Karena itu dalam pendidikan sejarah dikenal “sistem tiga deminsi”, yakni dengan membahas peristiwa-peristiwa masa lalu, kemudian menganalisa peristiwa-peristiwa yang sedang berlangsung (masa kini), maka orang akan melihat gambaran gambaran masa yang akan datang. Dengan demikian orang yang belajar sejarah dengan benar akan dapat membuat kemungkinan-kemungkinan yang harus dilakukan untuk memasuki masa depan.

Tidak bisa dimungkiri juga bahwa ada kaitan berantai antara satu generasi dengan genarasi berikutnya. Umumnya apa yang diwarisi generasi masa kini adalah hasil perjuangan, tindakan, atau prilaku generasi sebelumnya. Sehubungan dengan hal tersebut sejarah bisa mewariskan kebanggaan bagi generasi berikutnya, atau sebaliknya mewariskan suatu kebencian terhadap pendahulunya.

Berkaitan dengan hal tersebut di atas, mungkin bisa kita simak bagaimana sikap dan tindakan mereka yang dikatagorikan sebagai putra-putra terbaik bangsa pada masa hidupnya. Kita mengenal tokoh-tokoh seperti Jenderal Sudirman, Jenderal A. Yani, Ki Hajar Dewantara, dan beberapa tokoh lainnya yang berjasa bagi bangsa Indonesia ini, bukankah mereka itu mewariskan kebanggaan di hati anak cucunya, bahkan di hati bangsa Indonesia pada umumnya.

Tetapi bagi mereka yang keliru langkah, seperti mereka yang terlibat Gerakan 30 September/PKI, yang melakukan korupsi uang negara, atau dicap masyarakat sebagai penjahat, dan lain sebagainya, bukankah mereka yang termasuk kelompok ini setelah meninggalnya mereka itu mewariskan kebencian bagi bangsa pada umumnya, terutama bagi anak cucu mereka sendiri.

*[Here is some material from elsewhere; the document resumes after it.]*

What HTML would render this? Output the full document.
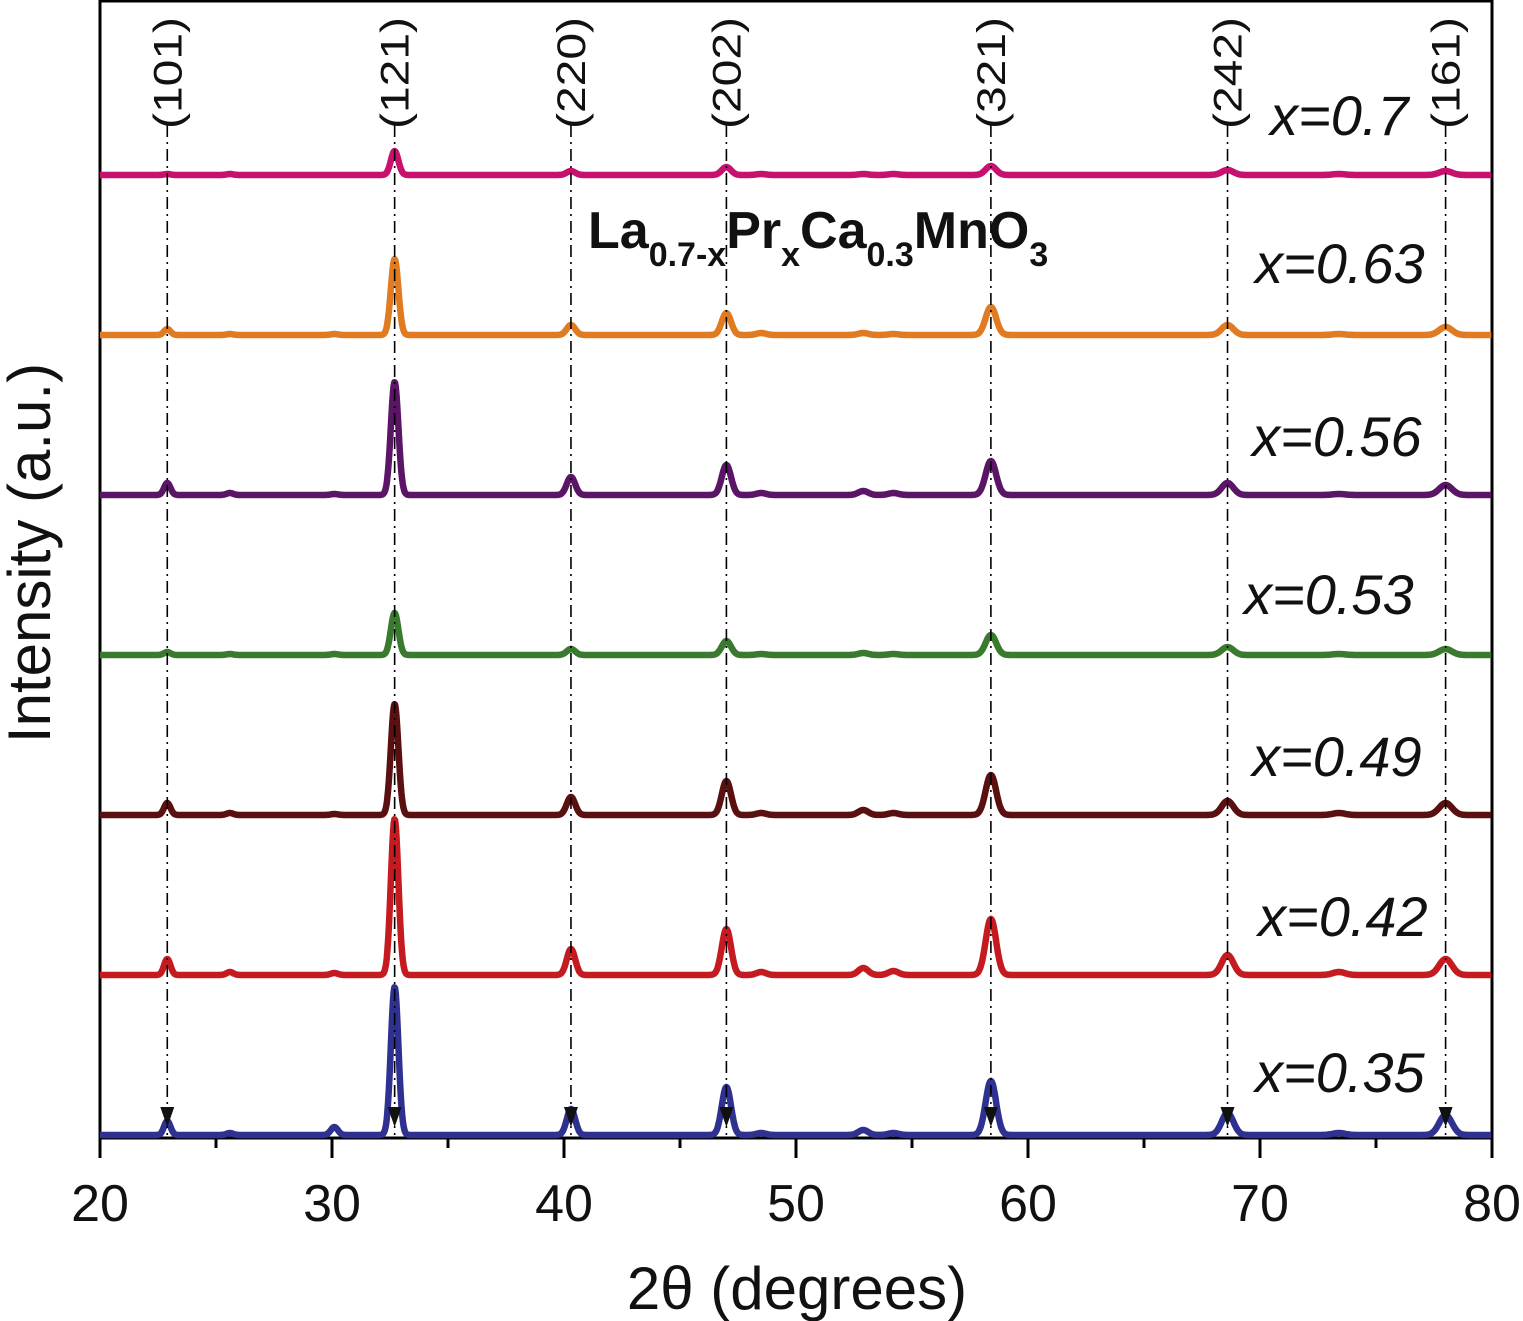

Turunan dari mereka yang keliru langkah pada masa hidupnya ini tentu akan mewarisi pandangan sinis dari masyarakat.

Menyadari bahwa sejarah akan mewariskan kebanggaan atau kebencian terhadap dirinya, bahkan sadar pula bahwa tidak hanya kebencian tetapi juga penderitaan bagi pewaris mereka yang salah langkah pada masa hidupnya itu, maka bagi orang-orang yang mengerti sejarah hal itu adalah suatu pendidikan yang bisa membuat orang berlaku arif dalam berbuat dan bertindak dalam hidupnya. (hrn: dari berbagai sumber).